I have worked in many different academic and non-academic environments. I started my academic career as an junior lecturer in 1988, when I was 30. Before that I worked as a construction worker and bartender. I got a basic degree in small business bookkeeping and hospitality management in 1979. Instead of starting my own pub, I decided to get my college degree and to go law school instead. After I finished my PhD study in 1994, I started two jobs: one at the Agricultural University of Wageningen as Assistant professor in European Law and one with Milieukontakt Oost Europa as Project manager for their Romania project. For four years, I learned the trade of teaching, researching, publishing, managing and fund-raising. But more importantly, I developed the basis of the roadmap for my academic career; the mixing of social sciences and law, and the intrest in non-state actors.

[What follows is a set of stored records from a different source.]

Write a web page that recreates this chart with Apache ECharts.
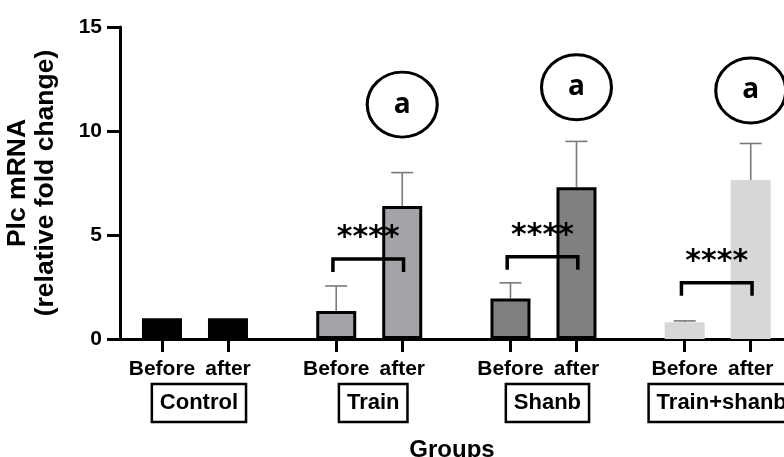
<!DOCTYPE html>
<html>
<head>
<meta charset="utf-8">
<script src="https://cdn.jsdelivr.net/npm/echarts@6/dist/echarts.min.js"></script>
<style>
  html, body { margin: 0; padding: 0; background: #fff; }
  #chart { width: 784px; height: 457px; }
</style>
</head>
<body>
<div id="chart"></div>
<script>
// data
const groups = ['Control', 'Train', 'Shanb', 'Train+shanb'];
const phases = ['Before', 'after'];
const meanValues = [1.0, 1.0, 1.35, 6.4, 1.95, 7.3, 0.8, 7.65];
const errorTops = [null, null, 2.55, 8.0, 2.7, 9.5, 0.87, 9.4];
const bracketLevels = [null, 3.85, 3.95, 2.7];
const letterLevels = [null, 11.27, 12.1, 11.95];
const yTicks = [0, 5, 10, 15];

const groupFills = ['#000000', '#a4a4a8', '#808080', '#d7d7d7'];
const groupBordered = [false, true, true, false];

// x layout: one unit between before/after, groups spaced apart
const GROUP_STEP = 2.64;
const LABEL_SHIFT = 0.06;
const xOf = (g, k) => g * GROUP_STEP + k;
const xPositions = [];
groups.forEach((_, g) => phases.forEach((_, k) => xPositions.push(xOf(g, k))));
const groupCenters = groups.map((_, g) => xOf(g, 0.5) + LABEL_SHIFT);

function nearestIndex(list, v) {
  let best = 0;
  list.forEach((p, i) => { if (Math.abs(p - v) < Math.abs(list[best] - v)) best = i; });
  return best;
}

const FONT = '"Liberation Sans", Arial, sans-serif';

const barData = meanValues.map((v, i) => {
  const g = Math.floor(i / 2);
  return {
    value: [xPositions[i], v],
    itemStyle: {
      color: groupFills[g],
      borderColor: '#000',
      borderWidth: groupBordered[g] ? 3 : 0
    }
  };
});

const errorData = [];
errorTops.forEach((top, i) => {
  if (top != null) errorData.push([xPositions[i], meanValues[i], top]);
});

const bracketData = [];
bracketLevels.forEach((lvl, g) => {
  if (lvl != null) bracketData.push([xOf(g, 0) - 0.05, xOf(g, 1) + 0.02, lvl]);
});

const letterData = [];
letterLevels.forEach((lvl, g) => {
  if (lvl != null) letterData.push([xOf(g, 1), lvl]);
});

const chart = echarts.init(document.getElementById('chart'));
chart.setOption({
  backgroundColor: '#fff',
  animation: false,
  grid: { left: 120, right: 0, top: 27, bottom: 118, outerBoundsMode: 'none', containLabel: false },
  xAxis: [
    {
      type: 'value',
      min: -0.636,
      max: 9.424,
      splitLine: { show: false },
      axisLine: { lineStyle: { color: '#000', width: 3 } },
      axisTick: { customValues: xPositions, length: 13, lineStyle: { color: '#000', width: 3 } },
      axisLabel: {
        customValues: xPositions,
        formatter: v => phases[nearestIndex(xPositions, v) % 2],
        color: '#000', fontSize: 21, fontWeight: 'bold', fontFamily: FONT, margin: 20
      },
      name: 'Groups',
      nameLocation: 'middle',
      nameGap: 99,
      nameTextStyle: { color: '#000', fontSize: 24, fontWeight: 'bold', fontFamily: FONT }
    },
    {
      type: 'value',
      min: -0.636,
      max: 9.424,
      position: 'bottom',
      splitLine: { show: false },
      axisLine: { show: false },
      axisTick: { show: false },
      axisLabel: {
        customValues: groupCenters,
        formatter: v => groups[nearestIndex(groupCenters, v)],
        color: '#000', fontSize: 22, fontWeight: 'bold', fontFamily: FONT,
        margin: 45,
        borderColor: '#000', borderWidth: 2.5,
        padding: [8, 8, 8, 8]
      }
    }
  ],
  yAxis: {
    type: 'value',
    min: yTicks[0],
    max: yTicks[yTicks.length - 1],
    interval: yTicks[1] - yTicks[0],
    splitLine: { show: false },
    axisLine: { show: true, onZero: false, lineStyle: { color: '#000', width: 3 } },
    axisTick: { show: true, length: 13, lineStyle: { color: '#000', width: 3 } },
    axisLabel: { color: '#000', fontSize: 21, fontWeight: 'bold', fontFamily: FONT, margin: 18 },
    name: 'Plc mRNA\n(relative fold change)',
    nameLocation: 'middle',
    nameGap: 60,
    nameTextStyle: { color: '#000', fontSize: 26.5, fontWeight: 'bold', fontFamily: FONT, lineHeight: 28 }
  },
  series: [
    {
      type: 'custom',
      name: 'error',
      z: 1,
      clip: false,
      data: errorData,
      renderItem(params, api) {
        const x = api.value(0);
        const p0 = api.coord([x, api.value(1)]);
        const p1 = api.coord([x, api.value(2)]);
        const style = { stroke: '#7a7a7a', lineWidth: 1.6 };
        return {
          type: 'group',
          children: [
            { type: 'line', shape: { x1: p0[0], y1: p0[1], x2: p1[0], y2: p1[1] }, style },
            { type: 'line', shape: { x1: p1[0] - 11, y1: p1[1], x2: p1[0] + 11, y2: p1[1] }, style }
          ]
        };
      }
    },
    {
      type: 'bar',
      name: 'mean',
      z: 2,
      barWidth: 40,
      data: barData
    },
    {
      type: 'custom',
      name: 'significance',
      z: 3,
      clip: false,
      data: bracketData,
      renderItem(params, api) {
        const l = api.coord([api.value(0), api.value(2)]);
        const r = api.coord([api.value(1), api.value(2)]);
        return {
          type: 'group',
          children: [
            {
              type: 'polyline',
              shape: { points: [[l[0], l[1] + 13], [l[0], l[1]], [r[0], r[1]], [r[0], r[1] + 13]] },
              style: { stroke: '#000', lineWidth: 3.5, fill: null }
            },
            {
              type: 'text',
              style: {
                x: (l[0] + r[0]) / 2, y: l[1] - 21,
                text: '****',
                fill: '#000',
                font: 'bold 30px "DejaVu Sans", sans-serif',
                align: 'center', verticalAlign: 'middle'
              }
            }
          ]
        };
      }
    },
    {
      type: 'scatter',
      name: 'letters',
      z: 4,
      clip: false,
      symbol: 'circle',
      symbolSize: [70, 65],
      itemStyle: { color: '#fff', borderColor: '#000', borderWidth: 3, opacity: 1 },
      label: {
        show: true, position: 'inside', formatter: 'a',
        color: '#000', fontSize: 28, fontWeight: 'bold', fontFamily: '"Open Sans", sans-serif'
      },
      data: letterData
    }
  ]
});
</script>
</body>
</html>
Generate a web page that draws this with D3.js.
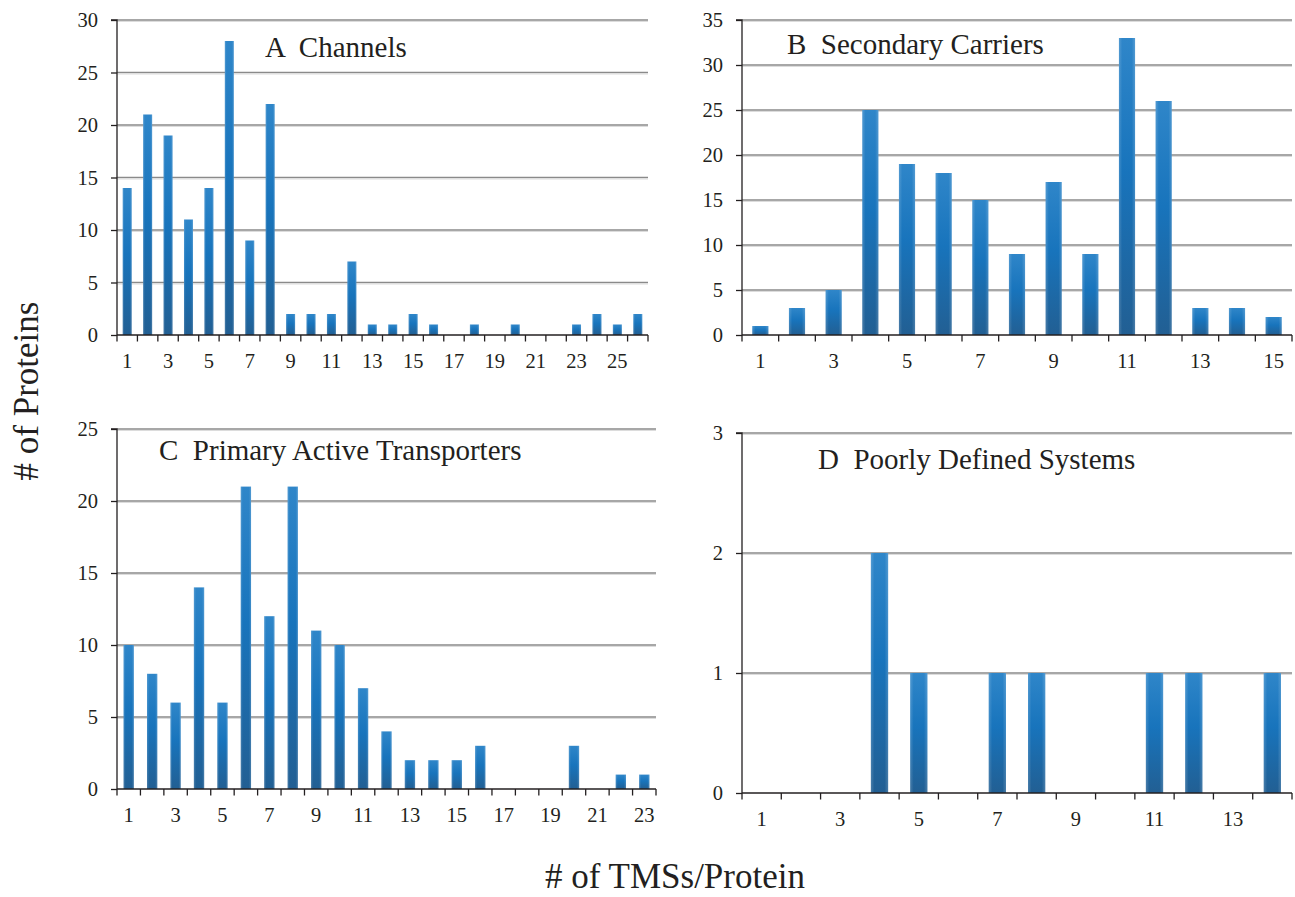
<!DOCTYPE html>
<html>
<head>
<meta charset="utf-8">
<script src="https://cdn.jsdelivr.net/npm/d3@7"></script>
<style>
  html, body { margin: 0; padding: 0; background: #fff; }
  svg { display: block; }
  text { font-family: "Liberation Serif", "Times New Roman", serif; fill: #231f20; white-space: pre; }
</style>
</head>
<body>
<svg id="chart" width="1295" height="897"></svg>
<script>
// ---- data ----
const channelsTms = d3.range(1, 27);
const channelsCounts = [14, 21, 19, 11, 14, 28, 9, 22, 2, 2, 2, 7, 1, 1, 2, 1, 0, 1, 0, 1, 0, 0, 1, 2, 1, 2];

const carriersTms = d3.range(1, 16);
const carriersCounts = [1, 3, 5, 25, 19, 18, 15, 9, 17, 9, 33, 26, 3, 3, 2];

const primaryTms = d3.range(1, 24);
const primaryCounts = [10, 8, 6, 14, 6, 21, 12, 21, 11, 10, 7, 4, 2, 2, 2, 3, 0, 0, 0, 3, 0, 1, 1];

const poorlyTms = d3.range(1, 15);
const poorlyCounts = [0, 0, 0, 2, 1, 0, 1, 1, 0, 0, 1, 1, 0, 1];

const panelTitles = ["A  Channels", "B  Secondary Carriers", "C  Primary Active Transporters", "D  Poorly Defined Systems"];
const yMaxes = [30, 35, 25, 3];
const yTickSteps = [5, 5, 5, 1];
const yAxisTitle = "# of Proteins";
const xAxisTitle = "# of TMSs/Protein";

// ---- layout ----
const svg = d3.select("#chart");
const defs = svg.append("defs");
const grad = defs.append("linearGradient").attr("id", "barGrad")
  .attr("x1", 0).attr("y1", 0).attr("x2", 0).attr("y2", 1);
grad.append("stop").attr("offset", "0%").attr("stop-color", "#2f86c9");
grad.append("stop").attr("offset", "45%").attr("stop-color", "#1874bc");
grad.append("stop").attr("offset", "100%").attr("stop-color", "#225f93");

const gradH = defs.append("linearGradient").attr("id", "barEdge")
  .attr("x1", 0).attr("y1", 0).attr("x2", 1).attr("y2", 0);
gradH.append("stop").attr("offset", "0%").attr("stop-color", "#ffffff").attr("stop-opacity", 0.18);
gradH.append("stop").attr("offset", "20%").attr("stop-color", "#ffffff").attr("stop-opacity", 0);
gradH.append("stop").attr("offset", "80%").attr("stop-color", "#ffffff").attr("stop-opacity", 0);
gradH.append("stop").attr("offset", "100%").attr("stop-color", "#ffffff").attr("stop-opacity", 0.18);

const panels = [
  { tms: channelsTms, counts: channelsCounts, title: panelTitles[0], yMax: yMaxes[0], step: yTickSteps[0],
    left: 117, right: 648, top: 20, bottom: 335, titleX: 265, titleY: 56.5 },
  { tms: carriersTms, counts: carriersCounts, title: panelTitles[1], yMax: yMaxes[1], step: yTickSteps[1],
    left: 742, right: 1292, top: 20, bottom: 335, titleX: 787, titleY: 53.5 },
  { tms: primaryTms, counts: primaryCounts, title: panelTitles[2], yMax: yMaxes[2], step: yTickSteps[2],
    left: 117, right: 656, top: 429, bottom: 789, titleX: 159, titleY: 460 },
  { tms: poorlyTms, counts: poorlyCounts, title: panelTitles[3], yMax: yMaxes[3], step: yTickSteps[3],
    left: 742, right: 1292, top: 433, bottom: 793, titleX: 818, titleY: 469 }
];

panels.forEach(p => {
  const g = svg.append("g");
  const x = d3.scaleBand().domain(p.tms).range([p.left, p.right]).paddingInner(0.56).paddingOuter(0.28);
  const xb = d3.scaleBand().domain(p.tms).range([p.left, p.right]);
  const y = d3.scaleLinear().domain([0, p.yMax]).range([p.bottom, p.top]);
  const yTicks = d3.range(0, p.yMax + 0.001, p.step);

  // gridlines
  g.append("g").selectAll("line").data(yTicks.filter(t => t > 0)).join("line")
    .attr("x1", p.left).attr("x2", p.right)
    .attr("y1", d => y(d)).attr("y2", d => y(d))
    .attr("stroke", "#8a8a8a").attr("stroke-width", 1.4);
  g.append("g").selectAll("line").data(yTicks.filter(t => t > 0)).join("line")
    .attr("x1", p.left).attr("x2", p.right)
    .attr("y1", d => y(d) + 1.5).attr("y2", d => y(d) + 1.5)
    .attr("stroke", "#dcdcdc").attr("stroke-width", 1);

  // bars
  const rows = p.tms.map((t, i) => ({ t, v: p.counts[i] })).filter(d => d.v > 0);
  const bars = g.append("g");
  bars.selectAll("rect.b").data(rows).join("rect")
    .attr("class", "b")
    .attr("x", d => x(d.t)).attr("width", x.bandwidth())
    .attr("y", d => y(d.v)).attr("height", d => y(0) - y(d.v))
    .attr("fill", "url(#barGrad)");
  bars.selectAll("rect.e").data(rows).join("rect")
    .attr("class", "e")
    .attr("x", d => x(d.t)).attr("width", x.bandwidth())
    .attr("y", d => y(d.v)).attr("height", d => y(0) - y(d.v))
    .attr("fill", "url(#barEdge)");

  // y axis
  const yAxis = d3.axisLeft(y).tickValues(yTicks).tickSize(6).tickPadding(13).tickFormat(d3.format("d"));
  const ya = g.append("g").attr("transform", `translate(${p.left},0)`).call(yAxis);
  ya.select(".domain").attr("stroke", "#231f20").attr("stroke-width", 1.3).attr("d", `M-6,${p.top}H0V${p.bottom}`);
  ya.selectAll(".tick line").attr("stroke", "#231f20").attr("stroke-width", 1.3);
  ya.selectAll(".tick text").attr("font-size", 20.5).attr("font-family", "Liberation Serif").attr("fill", "#231f20").attr("dy", "0.34em");

  // x axis: ticks at band boundaries, labels on odd categories
  const xa = g.append("g").attr("transform", `translate(0,${p.bottom})`);
  xa.append("line").attr("x1", p.left).attr("x2", p.right).attr("stroke", "#231f20").attr("stroke-width", 1.3);
  const bounds = p.tms.map(t => xb(t)).concat([p.right]);
  xa.selectAll("line.t").data(bounds).join("line").attr("class", "t")
    .attr("x1", d => d).attr("x2", d => d).attr("y1", 0).attr("y2", 6.5)
    .attr("stroke", "#231f20").attr("stroke-width", 1.3);
  xa.selectAll("text").data(p.tms.filter(t => t % 2 === 1)).join("text")
    .attr("x", d => xb(d) + xb.bandwidth() / 2).attr("y", 33)
    .attr("text-anchor", "middle").attr("font-size", 20.5).text(d => d);

  // panel title
  g.append("text").attr("x", p.titleX).attr("y", p.titleY).attr("font-size", 29).text(p.title);
});

// axis titles
svg.append("text").attr("transform", "translate(38,391) rotate(-90)")
  .attr("text-anchor", "middle").attr("font-size", 35).text(yAxisTitle);
svg.append("text").attr("x", 675).attr("y", 888)
  .attr("text-anchor", "middle").attr("font-size", 35).text(xAxisTitle);
</script>
</body>
</html>
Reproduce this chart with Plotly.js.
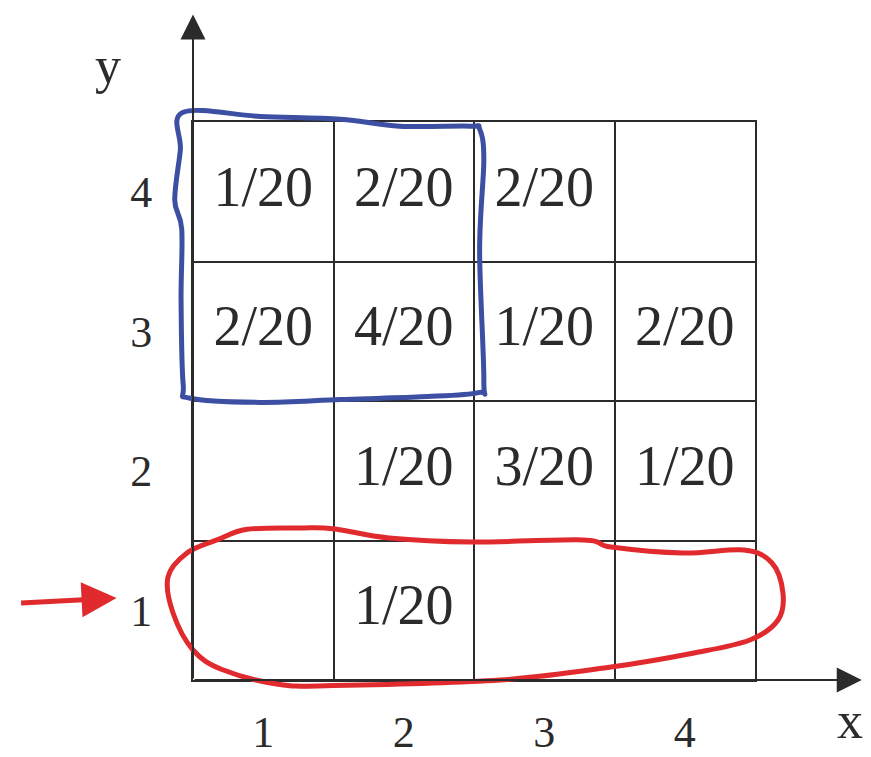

That brought me in 1998 to become Associate professor in the Political Science Department of the University of Amsterdam.2 years later I accepted an invitation from the Erasmus School of Law in Rotterdam to take up a position as Associate Professor in International Law. I stayed for 8 years, fully concentrating on international law, before I made a switch to the interdisciplinary Institute for Peace and Humanitarian Law of the Ruhr-University Bochum. The year before, I had used my sabbatical to do an MSc in Political Science and get educated in International Relations properly. I could now present my self as truly interdisciplinary, which served me well when I applied to Oxford Brookes University which in 2010 advertised a professorship that sat within both the law department and the social science department. Definitely my cup of tea (as the English would say). For the first time I was able to combine the two fields that I considered to be impossible to separate if one wanted to understand the workings of international affairs, and I could do so as a Professor in International law and International Relations.
At Oxford Brookes, I realised that my position, was conceived as a multi-disciplinary one, rather then a inter- or even trans-disciplinary one. I had to move on … beyond that artificial divide between law and politics, and the concept of internationalism.
Now it is all about Transnational Law and Non-State Actors. In the Centre for Trust, Peace and Social Relations, the state is no longer dominant in my research. Instead I look at communities, organisations and individuals.
In all of these positions, I have had different tasks and responsibilities. The following are perhaps most significant:
- Line Management,
- Selection and Recruitment
- Reviewing an Assessment
- Project management
- Program Development
Oh …. and teaching and research of course!